In 1965, Drazba went to Vietnam with the Army Nurse Corps. She held the rank of second lieutenant, and served at the 3rd Field Hospital in Saigon. In February 1966, Drazba and another nurse, Elizabeth A. Jones, were among the seven American military personnel who died in a helicopter crash in Thua Thien Province, South Vietnam, when the helicopter hit electrical lines and burned. Drazba and Jones were the first two American women to die in the Vietnam War. Her remains were returned to the United States, and buried at Sacred Heart Cemetery in Scranton, Pennsylvania.
The Friends of the Forgotten and others pursued a posthumous Purple Heart decoration for Drazba in 2010. Their case rested on an alternative explanation for the helicopter's crash: if the helicopter was shot down instead of caught in wires, they suggested, Drazba's might be reclassified as a combat death, and qualify for a Purple Heart.

Memorials

A scholarship fund in Drazba's memory was established at Dunmore High School in 1966. In 1967, a memorial plaque about Drazba was placed at the Scranton State General Hospital, where she trained.

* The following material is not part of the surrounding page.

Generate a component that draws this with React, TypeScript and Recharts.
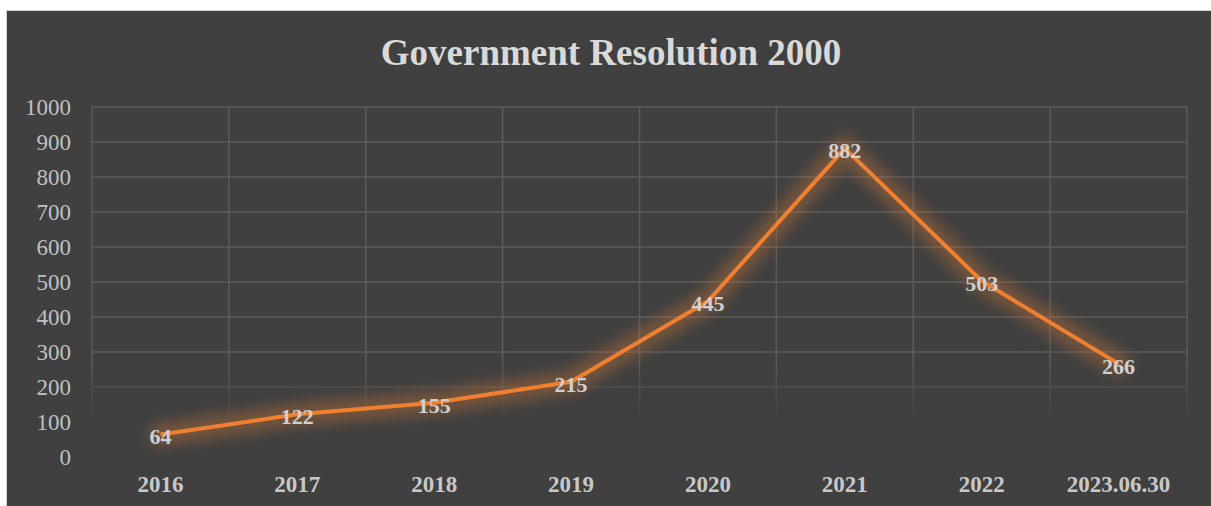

Her name appears on Panel 05E, Line 046, of the Vietnam Veterans Memorial in Washington, D.C.; she is one of the eight women nurses included in the Memorial's rolls.
The Friends of the Forgotten erected a six-foot bronze statue in her honor in 2012, at the Gino Merli Veterans' Center, on the site of her former hospital in Scranton. The statue is surrounded by a space paved in bricks with dedication messages, an array of flags, and two polished stone benches, one dedicated to the four other Dunmore High School graduates lost in Vietnam, and one from the Friends of the Forgotten.
In November 2019, Elizabeth Warren sponsored Senate Resolution 415, requesting that the U. S. Postmaster General issue a commemorative stamp series in honor of women veterans. Drazba was named in the text of the resolution, as one of the examples of the sacrifices women in military service have made in the history of the United States.